Engineering Manager - Site Reliability Engineering at Xero

Reliability, Permanent, Melbourne, AU melbourne engineering full-time
Description
Posted a month ago

Xero is a beautiful, easy-to-use platform that helps small businesses and their accounting and bookkeeping advisors grow and thrive. 

At Xero, our purpose is to make life better for people in small business, their advisors, and communities around the world. This purpose sits at the centre of everything we do. We support our people to do the best work of their lives so that they can help small businesses succeed through better tools, information and connections. Because when they succeed they make a difference, and when millions of small businesses are making a difference, the world is a more beautiful place.


About the team

In Site Reliability Engineering (SRE), we drive and influence Xero to provide the most reliable experience for our customers. We are a global team based across New Zealand, Australia and the USA. We combine software and systems engineering to enable engineers across Xero to build and support products that are observable, stable, performant, tolerant to failure, and operate as intended in the face of varying conditions.

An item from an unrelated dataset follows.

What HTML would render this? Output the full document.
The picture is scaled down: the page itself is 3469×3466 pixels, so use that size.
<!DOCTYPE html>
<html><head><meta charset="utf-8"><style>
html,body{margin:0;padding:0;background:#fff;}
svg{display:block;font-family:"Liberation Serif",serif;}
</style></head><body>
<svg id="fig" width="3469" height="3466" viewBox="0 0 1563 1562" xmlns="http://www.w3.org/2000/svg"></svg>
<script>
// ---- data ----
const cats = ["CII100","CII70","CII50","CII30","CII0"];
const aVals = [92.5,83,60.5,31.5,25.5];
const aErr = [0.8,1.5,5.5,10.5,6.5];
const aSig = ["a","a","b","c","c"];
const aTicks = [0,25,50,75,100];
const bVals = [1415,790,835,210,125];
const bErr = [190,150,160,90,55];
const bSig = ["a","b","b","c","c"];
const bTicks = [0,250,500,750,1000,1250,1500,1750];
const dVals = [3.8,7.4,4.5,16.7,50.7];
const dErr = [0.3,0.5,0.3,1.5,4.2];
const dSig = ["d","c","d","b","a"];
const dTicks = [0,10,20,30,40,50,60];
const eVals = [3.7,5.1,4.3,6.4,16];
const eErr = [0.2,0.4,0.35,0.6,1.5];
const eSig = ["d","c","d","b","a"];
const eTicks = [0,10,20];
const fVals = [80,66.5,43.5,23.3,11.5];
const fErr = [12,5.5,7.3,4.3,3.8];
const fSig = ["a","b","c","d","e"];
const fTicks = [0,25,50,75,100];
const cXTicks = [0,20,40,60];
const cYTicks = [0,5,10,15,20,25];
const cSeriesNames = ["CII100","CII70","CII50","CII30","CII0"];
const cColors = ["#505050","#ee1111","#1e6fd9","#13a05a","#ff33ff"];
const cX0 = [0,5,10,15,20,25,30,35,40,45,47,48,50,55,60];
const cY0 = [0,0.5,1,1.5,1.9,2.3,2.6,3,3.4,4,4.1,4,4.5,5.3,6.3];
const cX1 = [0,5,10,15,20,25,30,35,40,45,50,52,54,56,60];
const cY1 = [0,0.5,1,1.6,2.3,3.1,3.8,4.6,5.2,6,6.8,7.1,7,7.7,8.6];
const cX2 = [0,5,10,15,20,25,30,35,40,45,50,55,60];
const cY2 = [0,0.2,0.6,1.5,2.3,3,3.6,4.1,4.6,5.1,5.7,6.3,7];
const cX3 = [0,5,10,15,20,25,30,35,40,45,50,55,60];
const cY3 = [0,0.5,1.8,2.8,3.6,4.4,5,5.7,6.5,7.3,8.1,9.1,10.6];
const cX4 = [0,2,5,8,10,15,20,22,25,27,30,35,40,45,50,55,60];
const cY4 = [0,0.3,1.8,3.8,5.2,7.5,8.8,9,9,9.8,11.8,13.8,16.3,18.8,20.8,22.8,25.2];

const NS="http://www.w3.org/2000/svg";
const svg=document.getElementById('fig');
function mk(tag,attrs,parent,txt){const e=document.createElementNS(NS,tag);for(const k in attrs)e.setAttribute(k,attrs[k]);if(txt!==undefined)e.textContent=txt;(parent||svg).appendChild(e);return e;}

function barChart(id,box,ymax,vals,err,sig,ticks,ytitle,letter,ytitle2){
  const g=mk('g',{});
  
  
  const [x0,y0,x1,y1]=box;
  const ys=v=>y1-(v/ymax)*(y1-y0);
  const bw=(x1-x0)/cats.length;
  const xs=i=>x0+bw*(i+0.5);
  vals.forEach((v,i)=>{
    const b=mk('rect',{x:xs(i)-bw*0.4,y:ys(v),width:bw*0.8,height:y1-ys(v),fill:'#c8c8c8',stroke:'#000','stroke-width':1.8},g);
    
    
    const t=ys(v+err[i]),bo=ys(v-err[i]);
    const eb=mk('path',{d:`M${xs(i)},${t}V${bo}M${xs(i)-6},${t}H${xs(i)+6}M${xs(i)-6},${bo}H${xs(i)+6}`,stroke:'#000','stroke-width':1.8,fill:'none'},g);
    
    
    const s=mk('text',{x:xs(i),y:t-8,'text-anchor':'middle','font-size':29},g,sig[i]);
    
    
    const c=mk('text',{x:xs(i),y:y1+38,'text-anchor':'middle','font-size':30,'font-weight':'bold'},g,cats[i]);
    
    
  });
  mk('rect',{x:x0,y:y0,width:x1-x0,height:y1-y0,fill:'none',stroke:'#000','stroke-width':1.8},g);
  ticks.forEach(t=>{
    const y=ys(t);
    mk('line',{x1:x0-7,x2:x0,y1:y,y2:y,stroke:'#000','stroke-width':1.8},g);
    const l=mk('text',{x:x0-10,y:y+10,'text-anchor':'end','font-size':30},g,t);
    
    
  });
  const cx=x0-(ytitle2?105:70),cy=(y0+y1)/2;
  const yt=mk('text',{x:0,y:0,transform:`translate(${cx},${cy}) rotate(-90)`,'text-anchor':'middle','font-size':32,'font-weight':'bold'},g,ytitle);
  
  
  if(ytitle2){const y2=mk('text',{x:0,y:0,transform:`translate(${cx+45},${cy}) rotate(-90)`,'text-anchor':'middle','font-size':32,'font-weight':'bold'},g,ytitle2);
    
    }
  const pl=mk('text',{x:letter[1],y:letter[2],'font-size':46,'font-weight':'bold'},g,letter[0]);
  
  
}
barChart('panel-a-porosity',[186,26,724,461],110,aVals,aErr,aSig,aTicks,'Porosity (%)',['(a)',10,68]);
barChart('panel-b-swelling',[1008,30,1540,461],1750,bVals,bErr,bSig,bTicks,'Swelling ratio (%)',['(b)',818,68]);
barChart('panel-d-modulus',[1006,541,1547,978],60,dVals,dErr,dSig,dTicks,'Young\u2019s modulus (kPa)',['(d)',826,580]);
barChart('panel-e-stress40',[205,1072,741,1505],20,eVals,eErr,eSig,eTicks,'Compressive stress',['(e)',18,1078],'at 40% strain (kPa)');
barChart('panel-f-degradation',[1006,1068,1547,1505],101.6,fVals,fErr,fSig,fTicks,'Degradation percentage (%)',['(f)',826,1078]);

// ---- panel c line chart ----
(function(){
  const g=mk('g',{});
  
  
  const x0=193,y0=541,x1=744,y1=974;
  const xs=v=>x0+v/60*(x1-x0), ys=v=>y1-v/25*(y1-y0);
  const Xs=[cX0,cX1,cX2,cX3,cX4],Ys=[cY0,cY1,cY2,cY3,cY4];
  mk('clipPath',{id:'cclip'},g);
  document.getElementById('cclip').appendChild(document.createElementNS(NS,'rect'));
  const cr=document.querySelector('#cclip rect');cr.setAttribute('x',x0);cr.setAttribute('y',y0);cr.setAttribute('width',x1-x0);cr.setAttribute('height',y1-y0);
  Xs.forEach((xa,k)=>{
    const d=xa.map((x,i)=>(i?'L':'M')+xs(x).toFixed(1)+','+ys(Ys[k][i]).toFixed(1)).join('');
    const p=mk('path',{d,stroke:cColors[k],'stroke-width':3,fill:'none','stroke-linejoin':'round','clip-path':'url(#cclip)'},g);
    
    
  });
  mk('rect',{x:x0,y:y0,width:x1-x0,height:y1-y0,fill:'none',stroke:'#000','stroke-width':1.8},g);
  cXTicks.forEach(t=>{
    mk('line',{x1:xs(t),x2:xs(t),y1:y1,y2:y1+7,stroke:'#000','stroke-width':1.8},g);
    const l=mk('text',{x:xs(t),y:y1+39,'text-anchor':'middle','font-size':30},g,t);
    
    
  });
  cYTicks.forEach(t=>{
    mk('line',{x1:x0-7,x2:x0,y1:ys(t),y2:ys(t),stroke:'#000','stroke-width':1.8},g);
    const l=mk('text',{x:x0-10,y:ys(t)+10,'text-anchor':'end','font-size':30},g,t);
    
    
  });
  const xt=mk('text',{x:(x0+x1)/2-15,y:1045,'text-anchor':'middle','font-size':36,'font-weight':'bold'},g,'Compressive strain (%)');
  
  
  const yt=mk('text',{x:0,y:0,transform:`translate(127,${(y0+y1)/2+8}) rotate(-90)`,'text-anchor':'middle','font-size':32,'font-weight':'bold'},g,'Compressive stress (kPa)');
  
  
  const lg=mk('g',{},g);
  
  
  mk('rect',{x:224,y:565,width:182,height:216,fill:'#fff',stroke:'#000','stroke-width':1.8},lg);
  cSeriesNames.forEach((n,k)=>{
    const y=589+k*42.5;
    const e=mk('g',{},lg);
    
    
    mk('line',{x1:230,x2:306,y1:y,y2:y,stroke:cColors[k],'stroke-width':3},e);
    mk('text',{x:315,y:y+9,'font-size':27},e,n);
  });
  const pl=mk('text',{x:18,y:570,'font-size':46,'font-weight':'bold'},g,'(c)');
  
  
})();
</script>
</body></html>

We help teams deliver a great customer experience through a better understanding of the behaviour and operation of their systems. We do this through striving to maximise the impact of post incident learning across the organisation, as well as engaging with teams across the organisation with specialised reliability embedding and enablement, and running SRE workshops and training.

We also enable engineers across Xero through developing, supporting and integrating a collection of proprietary and off the shelf tooling to enable incident management and response, incident analysis and learning, monitoring and observability and resource ownership. We surface data and metrics, and provide detailed insights across operational health, production operations and developer productivity.

About the Role

As an Engineering Manager at Xero, you’ll lead and inspire our SRE tooling teams, with a passion for production operations and the developer experience. You'll be instrumental in driving innovation, fostering a collaborative and inclusive team culture, and ensuring the reliability, scalability, and performance of Xero's products and platforms.

We’re looking for a seasoned technical leader and systems thinker with experience in site reliability engineering or related disciplines such as platform engineering, CICD or internal developer tooling. Additionally, you’ll be familiar with the following SRE concepts:

  • Logging, monitoring and observability, including service level objectives (SLOs)
  • Experience with incident management and response, including critical and high severity incidents
  • Engagement with post incident reviews, incident analysis and learning from incidents
  • Exposure to core concepts of reliability such as capacity management and autoscaling, deployment and release safety, fault tolerance and graceful failure
  • What you’ll do:

  • Provide technical leadership and mentorship to our SRE teams, fostering alignment and collective success.
  • Lead and drive the delivery of cross-organisational reliability initiatives.
  • Collaborate with product teams, software engineers, and a wide group of stakeholders across Xero to define and achieve reliability goals.
  • Through curiosity and thoughtful questioning, you will engage in productive challenge, manage different viewpoints and move critical company priorities forward.
  • Developing a team culture of ownership through role modelling, empowerment, continuous improvement, experimentation and feedback.
  • Analysing complex challenges, facilitating collaborative problem solving and navigating obstacles efficiently.
  • Drive engineering and reliability excellence both within SRE and across Xero.
  • Lifting team and individual performance through coaching and mentoring, goal clarity, feedback and removing barriers.
  • Contribute to the technical and engineering strategy of Xero's reliability initiatives.
  • What you'll bring with you:

  • Previous experience in an Engineering Management role, with proven leadership skills in a technical environment
  • Successful track record of leading delivery of strategically important projects and initiatives
  • Strong technical experience with solid engineering fluency and background
  • Experience working in any of the following areas; site reliability engineering, platform engineering, CICD, internal developer tooling or product engineering
  • Experience leading teams that are operating production systems at scale
  • Strong understanding of the engineer experience and end to end developer toolchain
  • Ability to solve cross-organisation engineering challenges including using influence rather than authority to enact change
  • Strong business acumen and stakeholder management capabilities to support Global reliability responsibility across Xero
  • Understanding of human factors, safety science and resilience engineering
  • Why Xero? 
    Offering very generous paid leave to use however you’d like (plus statutory holidays!), dedicated paid leave to care for your physical and mental wellbeing as well as an Employee Assistance Program to access mental health care for you and your family, health insurance, life insurance, and income protection, wellbeing and sports programmes, employee resource groups, 26 weeks of paid parental leave for primary caregivers, an Employee Share Plan, beautiful offices, flexible working, career development, and many other benefits that reflect our human value, you’ll do the best work of your life at Xero.